_Listing:_
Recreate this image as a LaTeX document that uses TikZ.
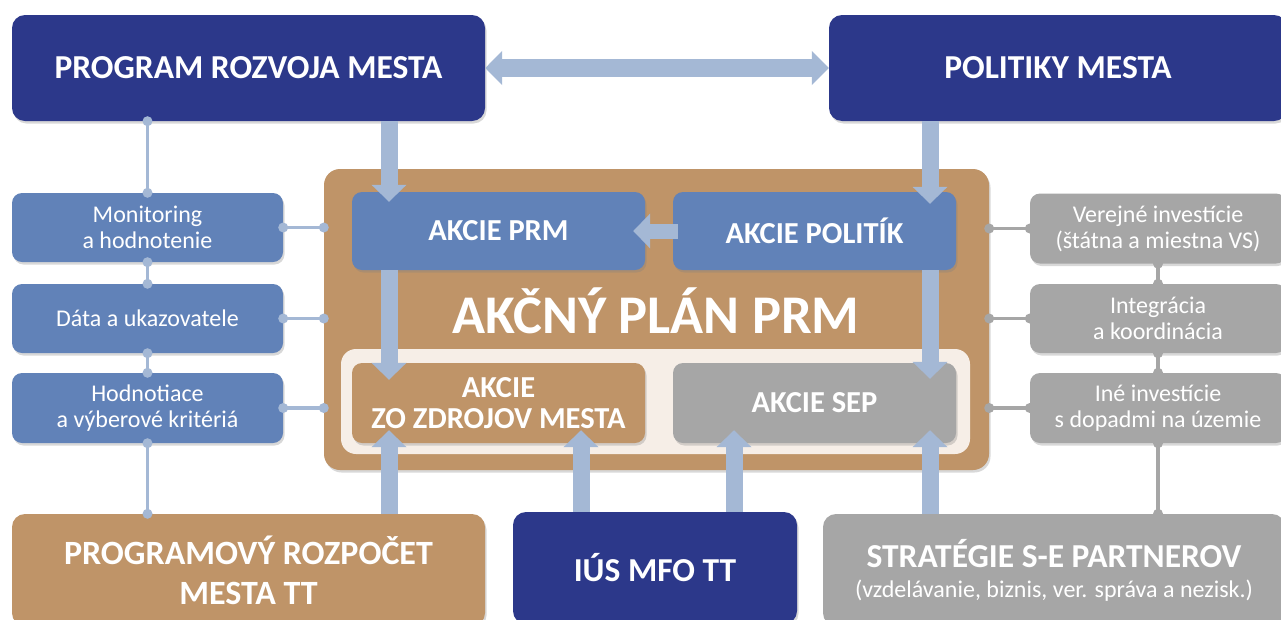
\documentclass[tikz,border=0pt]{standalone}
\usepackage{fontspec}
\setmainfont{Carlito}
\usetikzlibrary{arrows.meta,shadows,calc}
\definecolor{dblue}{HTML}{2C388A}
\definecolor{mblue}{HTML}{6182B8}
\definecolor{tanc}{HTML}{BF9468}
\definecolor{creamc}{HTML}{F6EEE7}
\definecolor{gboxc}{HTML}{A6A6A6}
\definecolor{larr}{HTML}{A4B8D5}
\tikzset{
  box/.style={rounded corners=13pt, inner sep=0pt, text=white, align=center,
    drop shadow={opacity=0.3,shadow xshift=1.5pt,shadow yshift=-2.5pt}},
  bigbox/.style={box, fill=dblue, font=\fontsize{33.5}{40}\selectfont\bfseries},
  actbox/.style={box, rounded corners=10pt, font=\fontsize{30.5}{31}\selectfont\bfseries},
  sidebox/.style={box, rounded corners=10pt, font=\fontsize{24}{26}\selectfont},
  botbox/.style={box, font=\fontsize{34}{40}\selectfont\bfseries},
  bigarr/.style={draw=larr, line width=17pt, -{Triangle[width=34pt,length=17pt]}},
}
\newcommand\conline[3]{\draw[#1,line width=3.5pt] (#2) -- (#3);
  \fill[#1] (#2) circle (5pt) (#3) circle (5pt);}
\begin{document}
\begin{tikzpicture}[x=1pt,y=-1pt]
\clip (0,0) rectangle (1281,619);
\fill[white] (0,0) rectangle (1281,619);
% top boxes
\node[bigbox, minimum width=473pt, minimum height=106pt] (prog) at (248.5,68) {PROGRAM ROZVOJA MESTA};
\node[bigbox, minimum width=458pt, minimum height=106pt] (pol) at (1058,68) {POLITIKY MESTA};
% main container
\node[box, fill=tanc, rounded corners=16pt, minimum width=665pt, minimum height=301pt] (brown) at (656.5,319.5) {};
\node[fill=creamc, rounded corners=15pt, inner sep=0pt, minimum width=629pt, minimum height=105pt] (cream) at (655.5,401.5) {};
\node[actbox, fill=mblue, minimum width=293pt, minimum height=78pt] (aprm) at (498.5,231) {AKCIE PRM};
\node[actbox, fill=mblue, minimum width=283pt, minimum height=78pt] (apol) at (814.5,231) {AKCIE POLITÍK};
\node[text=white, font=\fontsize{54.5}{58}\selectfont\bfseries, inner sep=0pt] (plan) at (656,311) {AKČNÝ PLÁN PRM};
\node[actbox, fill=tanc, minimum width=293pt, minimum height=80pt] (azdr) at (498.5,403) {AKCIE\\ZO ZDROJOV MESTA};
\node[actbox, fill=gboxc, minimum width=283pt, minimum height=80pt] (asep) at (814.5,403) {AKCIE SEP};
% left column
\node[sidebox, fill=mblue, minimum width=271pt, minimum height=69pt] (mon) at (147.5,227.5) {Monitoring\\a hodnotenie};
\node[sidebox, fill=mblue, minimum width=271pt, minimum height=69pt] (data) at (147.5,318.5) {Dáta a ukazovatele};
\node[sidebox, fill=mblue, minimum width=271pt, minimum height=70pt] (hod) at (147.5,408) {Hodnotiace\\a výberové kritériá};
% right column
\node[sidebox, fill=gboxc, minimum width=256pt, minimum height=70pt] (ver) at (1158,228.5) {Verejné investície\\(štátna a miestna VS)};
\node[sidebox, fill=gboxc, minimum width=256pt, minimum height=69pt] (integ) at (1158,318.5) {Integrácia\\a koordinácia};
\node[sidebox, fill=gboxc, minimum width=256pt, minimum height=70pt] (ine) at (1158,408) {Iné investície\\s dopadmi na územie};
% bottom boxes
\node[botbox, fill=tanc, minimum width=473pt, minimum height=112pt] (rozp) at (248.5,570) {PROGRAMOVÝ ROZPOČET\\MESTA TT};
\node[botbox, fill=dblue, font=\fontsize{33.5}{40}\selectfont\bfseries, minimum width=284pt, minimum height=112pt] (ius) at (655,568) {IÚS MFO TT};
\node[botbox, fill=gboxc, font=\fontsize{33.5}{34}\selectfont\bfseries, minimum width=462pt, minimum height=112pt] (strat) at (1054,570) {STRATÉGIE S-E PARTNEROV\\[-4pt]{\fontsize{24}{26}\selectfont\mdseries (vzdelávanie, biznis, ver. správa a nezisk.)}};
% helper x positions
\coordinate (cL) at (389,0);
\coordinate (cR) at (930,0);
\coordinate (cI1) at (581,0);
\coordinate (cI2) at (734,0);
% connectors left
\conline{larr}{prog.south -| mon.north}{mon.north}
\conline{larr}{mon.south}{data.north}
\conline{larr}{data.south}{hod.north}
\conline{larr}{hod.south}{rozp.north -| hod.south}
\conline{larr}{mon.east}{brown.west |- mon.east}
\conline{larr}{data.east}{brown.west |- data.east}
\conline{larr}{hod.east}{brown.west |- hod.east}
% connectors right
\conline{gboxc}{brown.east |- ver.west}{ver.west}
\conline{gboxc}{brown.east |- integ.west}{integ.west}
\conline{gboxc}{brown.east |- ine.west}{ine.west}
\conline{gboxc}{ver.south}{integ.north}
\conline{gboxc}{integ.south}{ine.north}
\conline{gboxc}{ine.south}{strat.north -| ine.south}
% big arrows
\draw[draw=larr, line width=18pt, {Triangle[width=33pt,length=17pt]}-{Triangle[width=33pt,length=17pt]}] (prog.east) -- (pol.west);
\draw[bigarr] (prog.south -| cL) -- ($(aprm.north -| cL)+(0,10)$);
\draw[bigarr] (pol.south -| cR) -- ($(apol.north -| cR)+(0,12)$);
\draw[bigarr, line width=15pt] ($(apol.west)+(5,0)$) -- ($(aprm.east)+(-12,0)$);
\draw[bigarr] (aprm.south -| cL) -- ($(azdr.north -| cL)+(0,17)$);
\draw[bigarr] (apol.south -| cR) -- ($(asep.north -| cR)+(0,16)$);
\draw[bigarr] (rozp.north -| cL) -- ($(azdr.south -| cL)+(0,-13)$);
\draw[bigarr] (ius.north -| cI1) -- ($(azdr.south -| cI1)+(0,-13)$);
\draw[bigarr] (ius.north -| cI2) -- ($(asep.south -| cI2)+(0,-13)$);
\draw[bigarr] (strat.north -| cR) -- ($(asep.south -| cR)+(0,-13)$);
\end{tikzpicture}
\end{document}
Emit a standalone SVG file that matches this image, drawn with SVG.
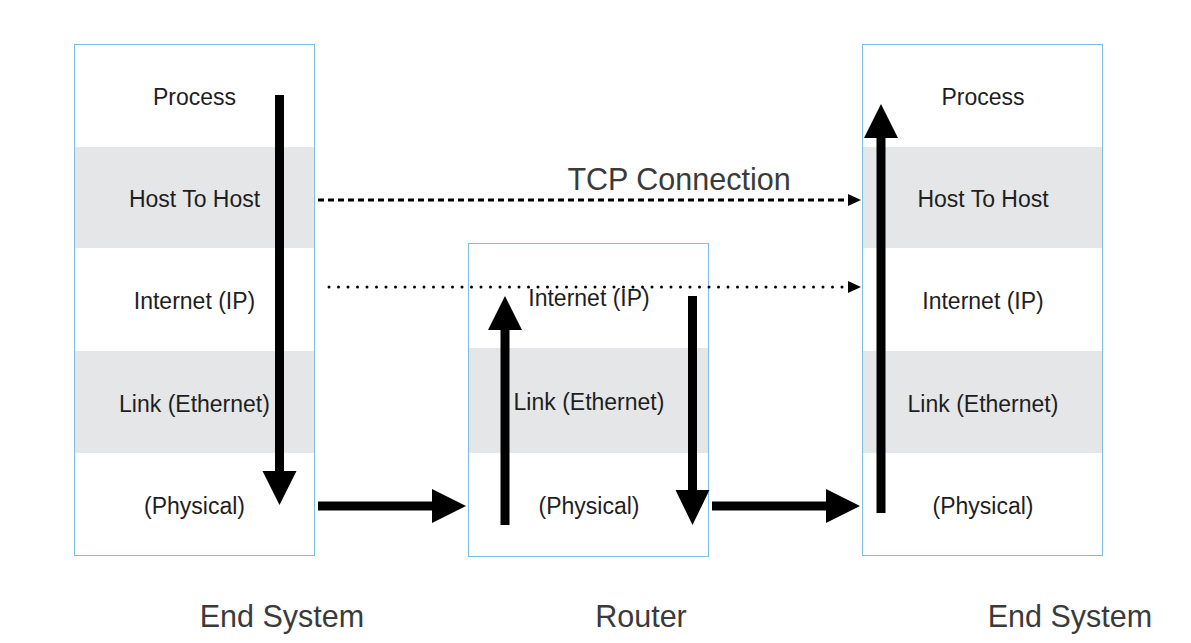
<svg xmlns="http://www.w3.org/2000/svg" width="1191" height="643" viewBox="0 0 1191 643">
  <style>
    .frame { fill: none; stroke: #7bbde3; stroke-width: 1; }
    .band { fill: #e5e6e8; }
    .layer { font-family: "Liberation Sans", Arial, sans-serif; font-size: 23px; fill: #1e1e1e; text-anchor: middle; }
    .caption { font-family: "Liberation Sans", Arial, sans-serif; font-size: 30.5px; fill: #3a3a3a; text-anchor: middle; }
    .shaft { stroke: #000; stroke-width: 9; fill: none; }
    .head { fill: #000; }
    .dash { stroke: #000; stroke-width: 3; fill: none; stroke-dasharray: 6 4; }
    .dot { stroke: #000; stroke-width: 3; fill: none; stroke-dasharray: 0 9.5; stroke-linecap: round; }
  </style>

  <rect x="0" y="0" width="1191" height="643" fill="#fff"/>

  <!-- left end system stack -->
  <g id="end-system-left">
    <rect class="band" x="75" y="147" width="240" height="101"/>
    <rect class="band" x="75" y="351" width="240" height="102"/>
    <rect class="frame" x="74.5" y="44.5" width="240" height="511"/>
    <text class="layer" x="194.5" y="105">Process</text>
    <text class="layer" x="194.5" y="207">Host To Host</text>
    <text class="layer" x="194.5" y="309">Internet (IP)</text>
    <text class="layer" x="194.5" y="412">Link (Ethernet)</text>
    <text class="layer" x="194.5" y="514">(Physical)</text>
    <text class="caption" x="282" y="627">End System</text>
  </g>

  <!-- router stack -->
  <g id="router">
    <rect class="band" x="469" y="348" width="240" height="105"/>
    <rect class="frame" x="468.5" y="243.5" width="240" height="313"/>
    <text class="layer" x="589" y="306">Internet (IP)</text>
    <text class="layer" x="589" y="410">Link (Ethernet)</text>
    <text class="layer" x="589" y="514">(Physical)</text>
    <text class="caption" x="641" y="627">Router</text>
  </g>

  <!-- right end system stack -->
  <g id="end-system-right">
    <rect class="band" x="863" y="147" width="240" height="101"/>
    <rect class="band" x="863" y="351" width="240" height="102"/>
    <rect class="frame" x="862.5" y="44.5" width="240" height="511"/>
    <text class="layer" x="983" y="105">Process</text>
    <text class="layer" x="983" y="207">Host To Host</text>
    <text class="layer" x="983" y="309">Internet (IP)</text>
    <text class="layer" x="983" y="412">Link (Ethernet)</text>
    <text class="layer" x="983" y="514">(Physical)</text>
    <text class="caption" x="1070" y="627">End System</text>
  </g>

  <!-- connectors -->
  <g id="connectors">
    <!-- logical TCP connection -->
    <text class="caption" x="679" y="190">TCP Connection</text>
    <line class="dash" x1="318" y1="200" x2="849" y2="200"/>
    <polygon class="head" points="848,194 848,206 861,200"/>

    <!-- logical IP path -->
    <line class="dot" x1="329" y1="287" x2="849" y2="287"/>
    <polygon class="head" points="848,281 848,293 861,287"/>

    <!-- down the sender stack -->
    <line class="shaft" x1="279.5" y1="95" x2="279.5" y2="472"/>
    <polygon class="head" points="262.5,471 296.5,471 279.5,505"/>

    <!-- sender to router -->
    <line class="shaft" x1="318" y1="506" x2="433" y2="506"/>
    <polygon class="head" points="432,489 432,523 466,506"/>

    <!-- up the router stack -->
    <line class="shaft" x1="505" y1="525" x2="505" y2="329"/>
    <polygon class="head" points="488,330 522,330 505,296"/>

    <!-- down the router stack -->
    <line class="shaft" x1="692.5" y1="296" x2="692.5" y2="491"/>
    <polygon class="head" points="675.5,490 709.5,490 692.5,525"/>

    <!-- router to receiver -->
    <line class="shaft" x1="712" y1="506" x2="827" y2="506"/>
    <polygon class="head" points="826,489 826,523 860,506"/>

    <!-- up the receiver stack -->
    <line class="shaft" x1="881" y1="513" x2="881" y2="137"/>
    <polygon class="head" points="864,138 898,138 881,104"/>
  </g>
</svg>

_Given problem:_
How many lines in the records above hold the word "image"? Give only the number.

_Right answer:_
2